Para quem possui mais de uma vintena de livros publicados, o grande desafio é sempre encontrar o melhor caminho para continuar escrevendo com qualidade e sem se repetir. A essência desse desafio — que é desmedido por natureza — envolve também o avesso da moeda: perceber o momento de não publicar coisa alguma, pelo menos até que ventos mais favoráveis surjam no horizonte. Se tais ventos não surgirem, o melhor a fazer é não fazer livros. De obras menores o mundo anda cheio. Afinal de contas, não temos mais aquela profusão de água limpa em nossos poços. O manancial já não mana como dantes. E não podemos trair o caminho percorrido, enxertando, ao final do cultivo, erva-de-passarinho na nossa árvore bibliográfica.
• Ruffato — Parece que você é um poeta que não evoluiu na forma. E isso não é uma crítica, é um elogio. Ou seja, parece que, desde seu primeiro livro, você já sabia exatamente onde queria chegar. Você concorda com essa afirmativa?
Quando volto os olhos para o meu conjunto de obras — e em poesia já tenho 16 títulos publicados —, essa afirmativa não me parece muito razoável.

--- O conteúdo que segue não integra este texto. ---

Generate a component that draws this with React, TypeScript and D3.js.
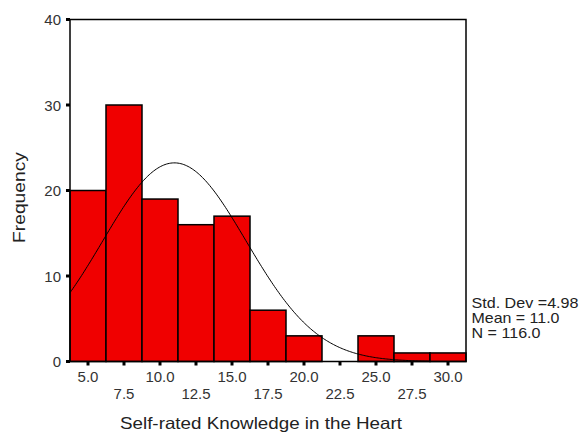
import React from "react";
import * as d3 from "d3";

const binCenters = [5.0, 7.5, 10.0, 12.5, 15.0, 17.5, 20.0, 22.5, 25.0, 27.5, 30.0];
const frequencies = [20, 30, 19, 16, 17, 6, 3, 0, 3, 1, 1];
const xTickLabels = ["5.0", "7.5", "10.0", "12.5", "15.0", "17.5", "20.0", "22.5", "25.0", "27.5", "30.0"];
const yTicks = [0, 10, 20, 30, 40];
const statsLines = ["Std. Dev =4.98", "Mean = 11.0", "N = 116.0"];
const statsWidths = [107, 88, 69];
const stdDev = 4.98;
const mean = 11.0;
const nCount = 116;
const binWidth = 2.5;

export default function App() {
  const W = 579, H = 434;
  const left = 70, right = 466, top = 19.5, bottom = 361.5;
  const x = d3.scaleLinear().domain([3.75, 31.25]).range([left, right]);
  const y = d3.scaleLinear().domain([0, 40]).range([bottom, top]);

  const curveXs = d3.range(3.75, 28.76, 0.1);
  const pdf = (v: number) =>
    (nCount * binWidth) / (stdDev * Math.sqrt(2 * Math.PI)) *
    Math.exp(-((v - mean) ** 2) / (2 * stdDev * stdDev));
  const line = d3.line<number>().x((d) => x(d)).y((d) => y(pdf(d)));

  const font = "Arial, 'Liberation Sans', sans-serif";

  return (
    <svg width={W} height={H} style={{ position: "absolute", left: 0, top: 0 }} fontFamily={font}>
      <rect x={0} y={0} width={W} height={H} fill="#fff" />
      {binCenters.map((c, i) =>
        frequencies[i] > 0 ? (
          <rect
            key={i}
            x={x(c - binWidth / 2)}
            y={y(frequencies[i])}
            width={x(c + binWidth / 2) - x(c - binWidth / 2)}
            height={y(0) - y(frequencies[i])}
            fill="#f00000"
            stroke="#000"
            strokeWidth={1.5}
          />
        ) : null
      )}
      <path d={line(curveXs) || ""} fill="none" stroke="#000" strokeWidth={1} />
      <rect x={left} y={top} width={right - left} height={bottom - top} fill="none" stroke="#000" strokeWidth={1.5} />
      {yTicks.map((t) => (
        <g key={t}>
          <line x1={left - 4} x2={left} y1={y(t)} y2={y(t)} stroke="#000" strokeWidth={3} />
          <text x={61} y={y(t) + 5.5} textAnchor="end" fontSize={15} fill="#333">{t}</text>
        </g>
      ))}
      {binCenters.map((c, i) => (
        <g key={c}>
          <line x1={x(c)} x2={x(c)} y1={bottom} y2={bottom + 4} stroke="#000" strokeWidth={3} />
          <text x={x(c)} y={i % 2 === 0 ? 382 : 399} textAnchor="middle" fontSize={15} fill="#333">
            {xTickLabels[i]}
          </text>
        </g>
      ))}
      <text x={120} y={428.5} fontSize={16.5} textLength={282} lengthAdjust="spacingAndGlyphs" fill="#222">
        Self-rated Knowledge in the Heart
      </text>
      <text
        transform={`translate(24.5, 243) rotate(-90)`}
        fontSize={16.5}
        textLength={91}
        lengthAdjust="spacingAndGlyphs"
        fill="#222"
      >
        Frequency
      </text>
      {statsLines.map((s, i) => (
        <text
          key={s}
          x={471.5}
          y={308 + i * 15}
          fontSize={15}
          textLength={statsWidths[i]}
          lengthAdjust="spacingAndGlyphs"
          fill="#222"
        >
          {s}
        </text>
      ))}
    </svg>
  );
}
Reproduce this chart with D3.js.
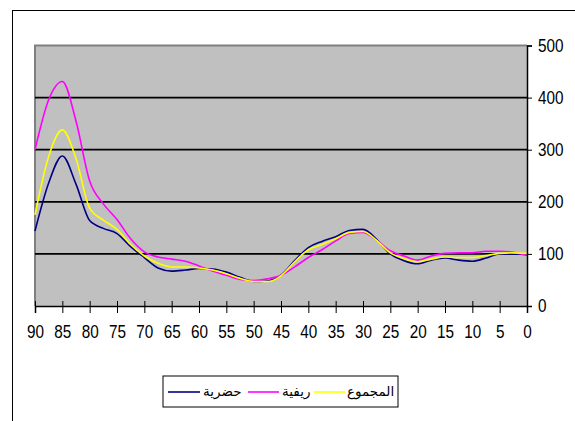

Meus primeiros livros carecem de densidade, a meu ver. Sinto que comecei a publicar meus poemas cedo demais. Embora eu buscasse revisar, sem trégua, tudo o que escrevia, procurando encontrar eventuais falhas e flagrar as melhores soluções, faltava-me a indispensável maturidade para levar a bom termo tamanha incumbência. Não me arrependo, em suma, da minha trajetória bibliográfica. Mas acredito que minha obra estreou, ainda titubeante, bem depois do primeiro livro. Penso que essa “inauguração” se deu apenas com O aprendizado da figura, publicado em 1989.